The “city killers” are small.  They are not big and easily seen, like a tiger in the jungle.  They are more like bullets.   And that is why they are killers.  We do not detect them until they are hurtling at us with no way for us to avoid calamity. 
On February 15, 2013 a city killer exploded over Russia.  That one, the Chelyabinsk meteor, was the most well-documented meteor event in history.   The Chelyabinsk meteor was also—by far—the largest such event since the 1908 meteor explosion over Tunguska, Russia, which knocked down something near 80 million trees in a remote forest.   A plethora of video recordings emerged immediately following the Chelyabinsk event.  And, frankly, that meteor scared the hell out of everyone, including scientists at NASA and a host of others standing at the small end of telescopes watching the firmament.
Those in the know have been anxiously watching another class of asteroids called “world enders.”  The city killers frighten these observers.

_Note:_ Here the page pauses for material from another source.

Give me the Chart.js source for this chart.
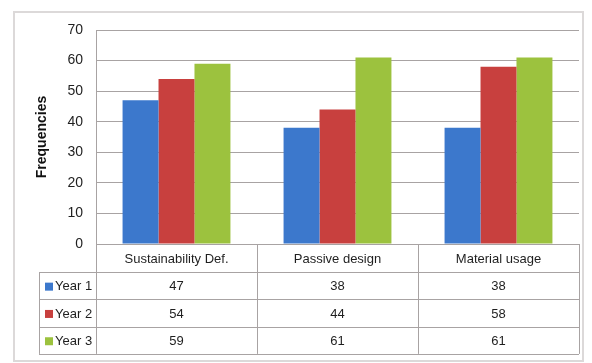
<!DOCTYPE html>
<html>
<head>
<meta charset="utf-8">
<script src="https://cdn.jsdelivr.net/npm/chart.js@4"></script>
<style>
  html, body { margin: 0; padding: 0; background: #fff; }
  #wrap { width: 592px; height: 363px; }
</style>
</head>
<body>
<div id="wrap"><canvas id="myChart" width="592" height="363"></canvas></div>
<script>
const categories = ['Sustainability Def.', 'Passive design', 'Material usage'];
const seriesNames = ['Year 1', 'Year 2', 'Year 3'];
const year1 = [47, 38, 38];
const year2 = [54, 44, 58];
const year3 = [59, 61, 61];
const yTicks = [0, 10, 20, 30, 40, 50, 60, 70];

const colors = ['#3c78cc', '#c8403e', '#9cc23e'];
const tableFont = '13px "Liberation Sans", Arial, sans-serif';
const lineColor = '#a8a3a3';

// frame around the whole chart plus the data table under the plot
const tablePlugin = {
  id: 'dataTable',
  beforeDraw(chart) {
    const ctx = chart.ctx;
    ctx.save();
    ctx.fillStyle = '#fff';
    ctx.fillRect(0, 0, chart.width, chart.height);
    ctx.strokeStyle = '#dcd9d9';
    ctx.lineWidth = 2;
    ctx.strokeRect(14, 12, 569, 349);
    ctx.restore();
  },
  afterDraw(chart) {
    const ctx = chart.ctx;
    const area = chart.chartArea;
    const x = chart.scales.x;
    const rows = [year1, year2, year3];
    const headerH = 28;
    const rowH = 27.3;
    const top = area.bottom;
    const bottom = top + headerH + rowH * rows.length;
    const half = (area.right - area.left) / categories.length / 2;
    const legendLeft = 39;

    ctx.save();
    ctx.strokeStyle = lineColor;
    ctx.lineWidth = 1;
    ctx.beginPath();
    // horizontal lines
    ctx.moveTo(area.left, top + 0.5);
    ctx.lineTo(area.right, top + 0.5);
    for (let r = 0; r <= rows.length; r++) {
      const y = Math.round(top + headerH + rowH * r) + 0.5;
      ctx.moveTo(legendLeft, y);
      ctx.lineTo(area.right, y);
    }
    // vertical lines
    ctx.moveTo(legendLeft + 0.5, top + headerH);
    ctx.lineTo(legendLeft + 0.5, bottom);
    for (let i = 0; i <= categories.length; i++) {
      const xx = Math.round(area.left + half * 2 * i) + 0.5;
      ctx.moveTo(xx, top);
      ctx.lineTo(xx, bottom);
    }
    ctx.stroke();

    ctx.font = tableFont;
    ctx.fillStyle = '#1f1f1f';
    ctx.textAlign = 'center';
    ctx.textBaseline = 'middle';
    categories.forEach((c, i) => {
      ctx.fillText(c, x.getPixelForValue(i), top + headerH / 2 + 1);
    });
    rows.forEach((vals, r) => {
      const cy = top + headerH + rowH * r + rowH / 2 + 1;
      vals.forEach((v, i) => {
        ctx.fillText(String(v), x.getPixelForValue(i), cy);
      });
      ctx.fillStyle = colors[r];
      ctx.fillRect(legendLeft + 6, cy - 4, 8, 8);
      ctx.fillStyle = '#1f1f1f';
      ctx.textAlign = 'left';
      ctx.fillText(seriesNames[r], legendLeft + 16, cy);
      ctx.textAlign = 'center';
    });
    ctx.restore();
  }
};

new Chart(document.getElementById('myChart'), {
  type: 'bar',
  data: {
    labels: categories,
    datasets: [
      { label: seriesNames[0], data: year1, backgroundColor: colors[0] },
      { label: seriesNames[1], data: year2, backgroundColor: colors[1] },
      { label: seriesNames[2], data: year3, backgroundColor: colors[2] }
    ]
  },
  options: {
    responsive: false,
    animation: false,
    layout: { padding: { left: 14, top: 30, right: 13, bottom: 119 } },
    datasets: {
      bar: { categoryPercentage: 0.67, barPercentage: 1.0, borderWidth: 0 }
    },
    plugins: {
      legend: { display: false },
      tooltip: { enabled: false }
    },
    scales: {
      x: { display: false },
      y: {
        min: 0,
        max: 70,
        afterFit(scale) { scale.width = 82; },
        afterBuildTicks(scale) { scale.ticks = yTicks.map(v => ({ value: v })); },
        ticks: {
          padding: 13,
          color: '#1f1f1f',
          font: { family: '"Liberation Sans", Arial, sans-serif', size: 14 }
        },
        grid: { color: lineColor, drawTicks: false },
        border: { color: lineColor },
        title: {
          display: true,
          text: 'Frequencies',
          color: '#111',
          padding: { top: 20 },
          font: { family: '"Liberation Sans", Arial, sans-serif', size: 14, weight: 'bold' }
        }
      }
    }
  },
  plugins: [tablePlugin]
});
</script>
</body>
</html>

Collaborating from various places around the world, astrophysicists have located and tracked something like 95 percent of the world ender asteroids flung all around us.  The world enders are more than a half-mile in size and large enough to be found at a distance.  Once found, they are monitored.  A world ender could, at a minimum, lead to mass extinction.  Some credit a world ender with the mass extinction of dinosaurs.   But the smaller asteroids—those less than a half-mile-wide (the city killers)—are unnamed and untracked.
The city killer that entered the atmosphere on February 15, 2013 was estimated at about 50 feet wide (about the size of a bus) and weighed about 10,000 tons.  It streaked into our atmosphere at 40,000 miles-per-hour before exploding in the air 10 to 15 miles above the Russian city of Chelyabinsk.  The explosion was estimated to be 20-30 times more powerful than that of the atomic bombs detonated aver Hiroshima and Nagasaki.  Windows were blasted out of many buildings in the area near the blast.  At least one building experienced a partial collapse.   About 1,500 people were injured by flying objects propelled by the shock wave following the blast.     
Interestingly, the same day that the Chelyabinsk asteroid (turned meteor by entering the atmosphere) exploded over Russia, a much larger city killer passed us by in a near-miss.  That Asteroid, travelling at about half the speed of the one that entered our atmosphere (but still faster than a bullet) was about half the size of a football field and weighed about 130,000 tons.  The asteroid crossed between Earth and the orbital shell where our satellites are placed in the space above us.  The asteroid zipped past Earth 5000 miles closer to us than our own satellites.  That asteroid, by the way, was a chance discovery made by amateur astronomers.
Maybe we could nudge one of the world enders off-track at a distance with a nuclear warhead launched from our planet and thus live to drink another glass of Scotch.   But the city killers are small and difficult to detect.  Some of us might want to keep some Scotch close at hand in the event of a bright flash of light in the sky.    
--Mitchell Hegman
A FEW CLIPS FROM RUSSIA:  

2 comments:

  1. Good one Mitchell - I have loved reading many of the NASA articles and of course, follow astronomical events as a hobby. Great desciption in your blog.